Надя спрятала руки с письмом за спину, как это делала в детстве, когда у нее пытались отобрать любимую игрушку.
— Мало ли, пригодится как доказательство его невиновности.
— Да разве кто-то в ней сомневается, в его невиновности?!
— Всё равно… Я не знаю почему, но мне кажется, мы не должны его скрывать… ну, нечестно это, что ли…
— Слушай, что ты знаешь о честности? Говорю же, нельзя ему показывать это письмо. Всё. Точка. Обсуждение исчерпано.
— Хорошо. Я не буду показывать и не скажу, что оно было. Я его спрячу. У себя дома. Там он его никогда не найдёт.

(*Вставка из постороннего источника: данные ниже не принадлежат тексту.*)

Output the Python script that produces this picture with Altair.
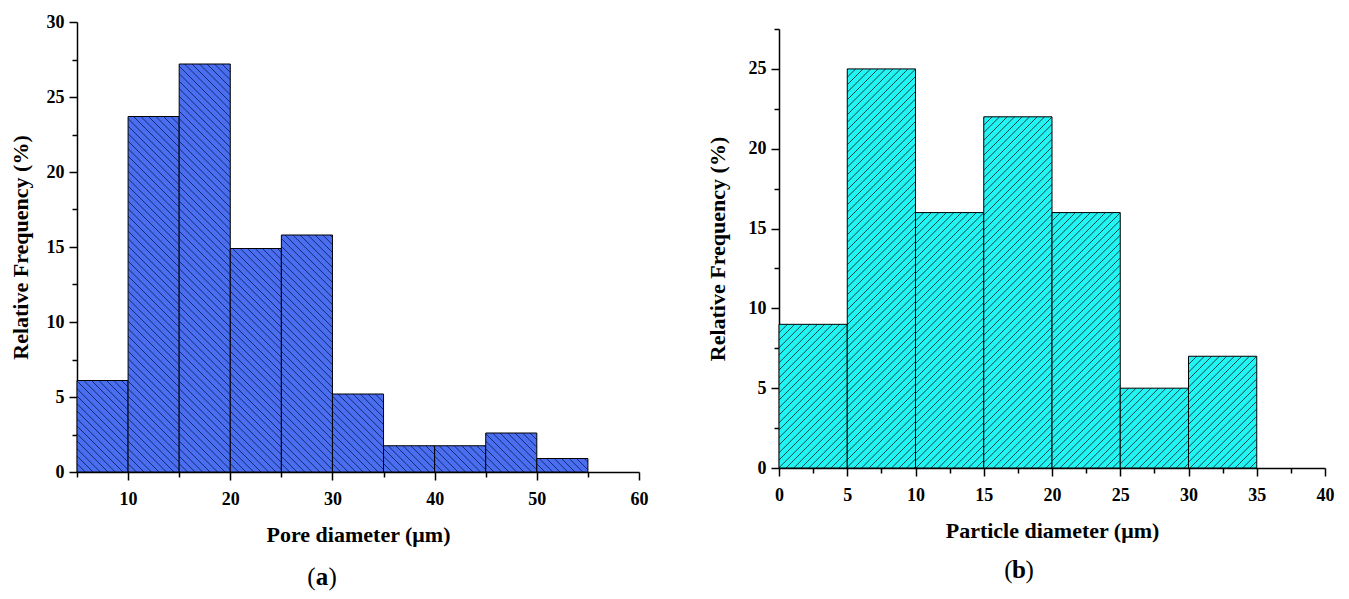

Разговор состоялся в коридоре, но Богдан слышал, что Костя с Надей спорят о чём-то очень напряжённо.
Когда они вошли в палату, он спросил:
— Что у вас там?
— Ничего, — Константин прямо и открыто посмотрел Богдану в глаза. Он уже давно научился врать, например, смертельно больным людям, оставляя им своим обманом надежду. Иногда, чтобы поддержать умирающего человека, приходится сказать, что с ним всё нормально, что у него есть шанс выжить и быть здоровым.
Надя отвернулась. Она врать не умела.
Богдан сделал вид, что поверил Косте, а сам подумал: «Какая же она милая, совсем обманывать не умеет… Ладно, займёмся этим вопросом попозже, когда рядом не будет Кости».
Под чутким руководством врачей и благодаря надлежащему уходу с Надиной стороны Богдан поправлялся удивительно быстро. Уже на второй день он поднялся, на третий — сам ходил по стеночке в туалет, на пятый — стал проситься домой. Его благополучно продержали в больнице ещё десять дней, а затем, выписав больничный лист на две недели и порекомендовав взять профсоюзный отпуск на месяц, с Богом отпустили. Усевшись на переднее сиденье Костиных потёртых временем «жигулей», раненый направился домой на восстановление.
72
А для Нади Ярош пришло время сделать следующий шаг к своей мечте — получить образование. Для этого ей не обязательно было уезжать из города, к которому она привыкла, но ей хотелось уехать. Ей хотелось оставить в прошлом этот город и всё, что в нём произошло. В конце-концов ей хотелось оставить в прошлом само прошлое. Она собиралась ехать в славный город «K-в» для учебы в университете. Съездив туда заранее, Надя устроилась на работу сторожем в детском садике, сняла себе маленькую квартиру с отдельным от хозяйки входом недалеко от университета. Она всё рассчитала: никаких затрат на общественный транспорт, возможность перекусить в детском саду, стипендия (она будет стараться хорошо учиться). Будет, конечно, тяжело, но ей не привыкать. После разговора с дедом Кузьмой что-то открылось для Нади. Теперь она отчетливо вспомнила все душевные разговоры, которые вела с Наташей. Как же она могла забыть! Эта красивая молодая женщина, умирая, была весела и полна позитива. Она оставляла любимого и любящего мужчину, сына, друзей, да жизнь, в конце концов, и у неё ещё хватало силы и желания разговаривать с ней, с Надей. А она? А она распустила нюни и стала такой… такой… Какой?